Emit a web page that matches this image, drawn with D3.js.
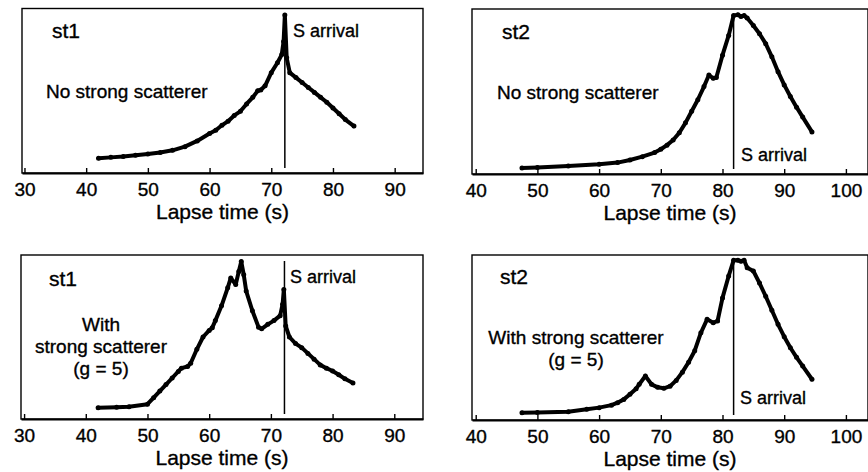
<!DOCTYPE html>
<html>
<head>
<meta charset="utf-8">
<script src="https://cdn.jsdelivr.net/npm/d3@7"></script>
<style>
    body { margin: 0; background: #fff; }
    svg { display: block; }
    text { font-family: "Liberation Sans", Arial, sans-serif; fill: #000; stroke: #000; stroke-width: 0.35; }
    .frame { fill: none; stroke: #000; stroke-width: 1.4; }
    .axis path { stroke: #000; stroke-width: 2; }
    .axis line { stroke: #000; stroke-width: 1.4; }
    .trace { fill: none; stroke: #000; stroke-width: 4; stroke-linejoin: round; stroke-linecap: round; }
    .sline { stroke: #000; stroke-width: 1.5; }
</style>
</head>
<body>
<div id="chart"></div>
<script>
    // lapse time (s) and relative envelope amplitude (0 = floor, 100 = top of frame)
    var st1NoTime = [42, 44, 46, 48, 50, 52, 54, 56, 58, 60, 61, 62, 63, 64, 65, 66, 67, 67.8, 68.3, 69, 70, 71, 71.7, 72.0, 72.2, 72.5, 73, 74, 75, 76, 77, 78, 79, 80, 81, 82, 83.4];
    var st1NoAmp = [9, 9.5, 10, 10.8, 11.5, 12.5, 13.8, 16, 19.5, 24, 26, 29, 31.5, 35, 37.5, 42, 46, 50, 50.5, 53, 61, 67, 72, 80, 96, 70, 61, 58, 55, 52, 49, 46, 43, 39.5, 36, 32.5, 28.5];

    var st2NoTime = [47.5, 50, 55, 60, 63, 65, 67, 69, 70, 71, 72, 73, 74, 75, 76, 77, 77.8, 78.5, 79, 80, 81, 81.8, 82.5, 83, 83.5, 84, 85, 86, 87, 88, 89, 90, 91, 92, 93, 94.5];
    var st2NoAmp = [3.6, 4, 4.8, 5.9, 6.9, 8.5, 10.5, 13, 15, 17.5, 20.6, 25, 31, 38, 45, 53, 60, 58, 58.5, 72, 84, 96, 96.5, 95.5, 96, 94.5, 90, 85, 79, 71, 62, 54, 47, 40.5, 34.5, 25.5];

    var st1WithTime = [42, 45, 47, 50, 51, 52, 53, 54, 55, 55.5, 56.5, 57, 58, 59, 60, 60.5, 61, 62, 63, 63.5, 64.3, 64.8, 65.2, 65.6, 66, 67, 68, 68.5, 69.5, 70.5, 71.5, 71.9, 72.1, 72.4, 73, 74, 75, 76, 77, 78, 79, 80, 81, 82, 83.3];
    var st1WithAmp = [6.9, 7.2, 7.5, 9, 13, 17, 21, 25, 29, 31, 32, 34, 42.5, 50, 54, 55.7, 60, 69, 80, 86, 82, 90, 96, 88, 78, 66, 56, 55, 57.7, 60, 63, 70, 79, 56.7, 50, 46, 43.5, 40, 36.5, 33, 31, 29.3, 27, 24.5, 22];

    var st2WithTime = [47.5, 50, 55, 58, 60, 62, 63, 64, 65, 66, 66.5, 67.5, 68.5, 69.5, 70.5, 71.5, 72.5, 73.5, 74.5, 75.5, 76.5, 77.5, 78.5, 79.2, 80, 81, 81.8, 82.5, 83, 83.5, 84, 85, 86, 87, 88, 89, 90, 91, 92, 93, 94.5];
    var st2WithAmp = [4.4, 4.6, 5, 6.5, 7.5, 9, 10.5, 12.5, 15.6, 19, 21.6, 26.7, 21.6, 19.8, 19.2, 20.5, 24, 29, 35, 42, 52.9, 61, 59, 60, 74, 87.3, 96.8, 96.8, 96.2, 96.8, 92.3, 90.3, 83, 75, 66.5, 58, 50.5, 43.8, 38, 32.7, 24.7];

    var st1Ticks = [30, 40, 50, 60, 70, 80, 90];
    var st2Ticks = [40, 50, 60, 70, 80, 90, 100];
    var sArrival = [72.2, 81.8];

    var panels = [
        { left: 22, right: 423, top: 8.5, bottom: 173, t0: 29.6, time: st1NoTime, amp: st1NoAmp, ticks: st1Ticks, s: sArrival[0],
          name: "st1", nameAt: [52, 38], sAt: [293, 37], note: ["No strong scatterer"], noteAt: [46, 98], noteAnchor: "start" },
        { left: 472, right: 868, top: 9, bottom: 174, t0: 39.4, time: st2NoTime, amp: st2NoAmp, ticks: st2Ticks, s: sArrival[1],
          name: "st2", nameAt: [502, 39], sAt: [741, 161], note: ["No strong scatterer"], noteAt: [497, 99], noteAnchor: "start" },
        { left: 21, right: 423, top: 255, bottom: 419, t0: 29.5, time: st1WithTime, amp: st1WithAmp, ticks: st1Ticks, s: sArrival[0],
          name: "st1", nameAt: [49, 286], sAt: [290, 283], note: ["With", "strong scatterer", "(g = 5)"], noteAt: [101, 331], noteAnchor: "middle" },
        { left: 472, right: 868, top: 255, bottom: 420, t0: 39.4, time: st2WithTime, amp: st2WithAmp, ticks: st2Ticks, s: sArrival[1],
          name: "st2", nameAt: [500, 284], sAt: [740, 404], note: ["With strong scatterer", "(g = 5)"], noteAt: [576, 344], noteAnchor: "middle" }
    ];

    var pxPerSec = 6.17;

    var svg = d3.select("#chart")
        .append("svg")
        .attr("width", 868)
        .attr("height", 472);

    panels.forEach(function (p) {
        var x = d3.scaleLinear()
            .domain([p.t0, p.t0 + (p.right - p.left) / pxPerSec])
            .range([p.left, p.right]);
        var y = d3.scaleLinear().domain([0, 100]).range([p.bottom, p.top]);

        var g = svg.append("g");

        g.append("rect")
            .attr("class", "frame")
            .attr("x", p.left)
            .attr("y", p.top)
            .attr("width", p.right - p.left)
            .attr("height", p.bottom - p.top);

        var ax = g.append("g")
            .attr("class", "axis")
            .attr("transform", "translate(0," + p.bottom + ")")
            .call(d3.axisBottom(x).tickValues(p.ticks).tickSizeInner(-5).tickSizeOuter(0).tickPadding(10));

        ax.selectAll("text")
            .attr("font-family", null)
            .attr("font-size", null)
            .style("font-size", "19px");

        g.append("text")
            .attr("x", (p.left + p.right) / 2)
            .attr("y", p.bottom + 46)
            .attr("text-anchor", "middle")
            .style("font-size", "21px")
            .text("Lapse time (s)");

        // S arrival marker
        g.append("line")
            .attr("class", "sline")
            .attr("x1", x(p.s)).attr("x2", x(p.s))
            .attr("y1", p.top + 6).attr("y2", p.bottom - 5);

        var pts = p.time.map(function (t, i) { return [t, p.amp[i]]; });

        g.append("path")
            .attr("class", "trace")
            .attr("d", d3.line()
                .x(function (d) { return x(d[0]); })
                .y(function (d) { return y(d[1]); })(pts));

        g.selectAll("circle.dot")
            .data(pts)
            .enter().append("circle")
            .attr("class", "dot")
            .attr("cx", function (d) { return x(d[0]); })
            .attr("cy", function (d) { return y(d[1]); })
            .attr("r", 2.5);

        g.append("text")
            .attr("x", p.nameAt[0]).attr("y", p.nameAt[1])
            .style("font-size", "21px")
            .text(p.name);

        g.append("text")
            .attr("x", p.sAt[0]).attr("y", p.sAt[1])
            .style("font-size", "18px")
            .text("S arrival");

        g.selectAll("text.note")
            .data(p.note)
            .enter().append("text")
            .attr("class", "note")
            .attr("x", p.noteAt[0])
            .attr("y", function (d, i) { return p.noteAt[1] + i * 22; })
            .attr("text-anchor", p.noteAnchor)
            .style("font-size", "19px")
            .text(function (d) { return d; });
    });
</script>
</body>
</html>
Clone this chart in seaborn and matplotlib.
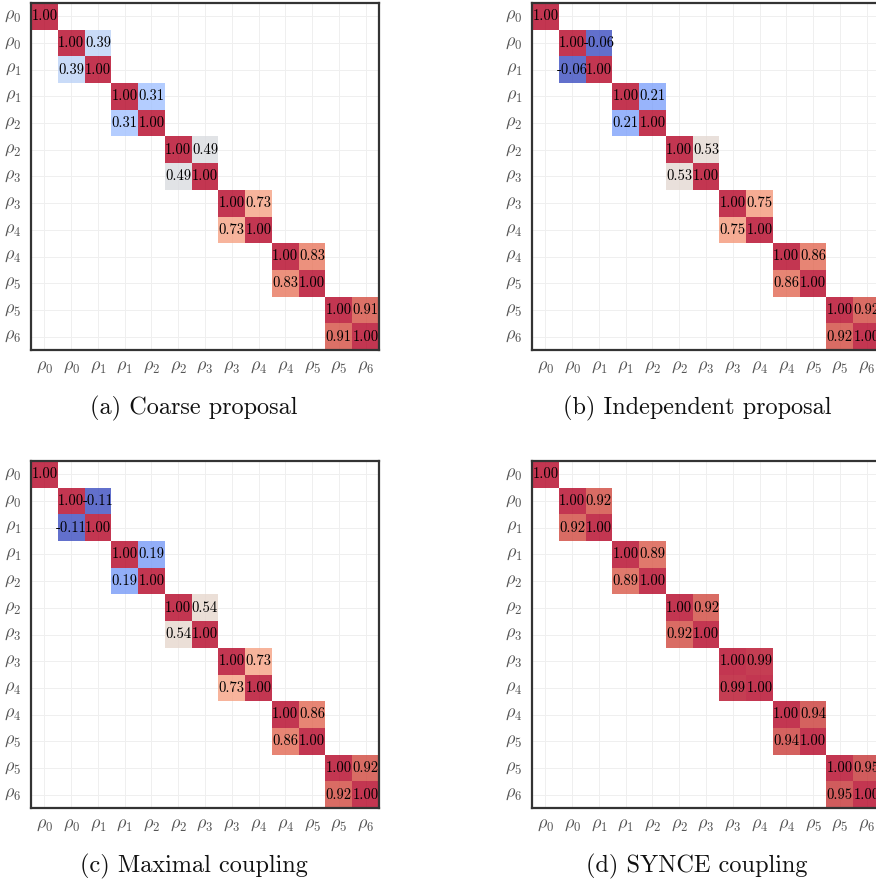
import numpy as np
import pandas as pd
import seaborn as sns
import matplotlib
matplotlib.use("Agg")
import matplotlib.pyplot as plt

sns.set_theme(style="whitegrid")
plt.rcParams["font.family"] = ["cmr10", "DejaVu Serif"]
plt.rcParams["mathtext.fontset"] = "cm"
plt.rcParams["axes.formatter.use_mathtext"] = True

labels = [r"$\rho_0$", r"$\rho_0$", r"$\rho_1$", r"$\rho_1$", r"$\rho_2$", r"$\rho_2$",
          r"$\rho_3$", r"$\rho_3$", r"$\rho_4$", r"$\rho_4$", r"$\rho_5$", r"$\rho_5$", r"$\rho_6$"]

coarse = [0.39, 0.31, 0.49, 0.73, 0.83, 0.91]
independent = [-0.06, 0.21, 0.53, 0.75, 0.86, 0.92]
maximal = [-0.11, 0.19, 0.54, 0.73, 0.86, 0.92]
synce = [0.92, 0.89, 0.92, 0.99, 0.94, 0.95]

titles = ["(a) Coarse proposal", "(b) Independent proposal",
          "(c) Maximal coupling", "(d) SYNCE coupling"]
series = [coarse, independent, maximal, synce]


def build(vals):
    n = len(labels)
    m = np.full((n, n), np.nan)
    m[0, 0] = 1.0
    for k, v in enumerate(vals):
        i = 1 + 2 * k
        m[i, i] = 1.0
        m[i + 1, i + 1] = 1.0
        m[i, i + 1] = v
        m[i + 1, i] = v
    return pd.DataFrame(m)


W, H = 876, 884
fig = plt.figure(figsize=(W / 100, H / 100), dpi=100)

lefts = [31, 532, 31, 532]
tops = [3, 3, 461, 461]
cap_x = [194, 697, 194, 697]
cap_y = [408, 408, 866, 866]
aw, ah = 348, 347

for idx in range(4):
    ax = fig.add_axes([lefts[idx] / W, 1 - (tops[idx] + ah) / H, aw / W, ah / H])
    df = build(series[idx])
    sns.heatmap(df, ax=ax, cmap="coolwarm", vmin=0, vmax=1, alpha=0.8,
                annot=True, fmt=".2f", cbar=False, square=False,
                annot_kws={"color": "black", "fontsize": 10.5},
                xticklabels=labels, yticklabels=labels)
    ax.set_axisbelow(True)
    ax.grid(True, color="#efefef", linewidth=0.7)
    for s in ax.spines.values():
        s.set_visible(True)
        s.set_color("#333333")
        s.set_linewidth(1.6)
    ax.tick_params(axis="both", length=0, labelsize=13, colors="#555555", pad=7)
    plt.setp(ax.get_xticklabels(), rotation=0)
    plt.setp(ax.get_yticklabels(), rotation=0)
    for t in ax.texts:
        t.set_color("black")
    fig.text(cap_x[idx] / W, 1 - cap_y[idx] / H, titles[idx], ha="center", va="center",
             fontsize=17.5, color="#111111")

fig.savefig("out.png", dpi=100)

-*-

> _Aim_:
Write out the lines from the one containing "Clone this chart in seaborn and matplotlib." down to the one containing "import matplotlib.pyplot as plt", both included, exactly as they appear. Leave out any pictures.

> _Final answer_:
Clone this chart in seaborn and matplotlib.
import numpy as np
import pandas as pd
import seaborn as sns
import matplotlib
matplotlib.use("Agg")
import matplotlib.pyplot as plt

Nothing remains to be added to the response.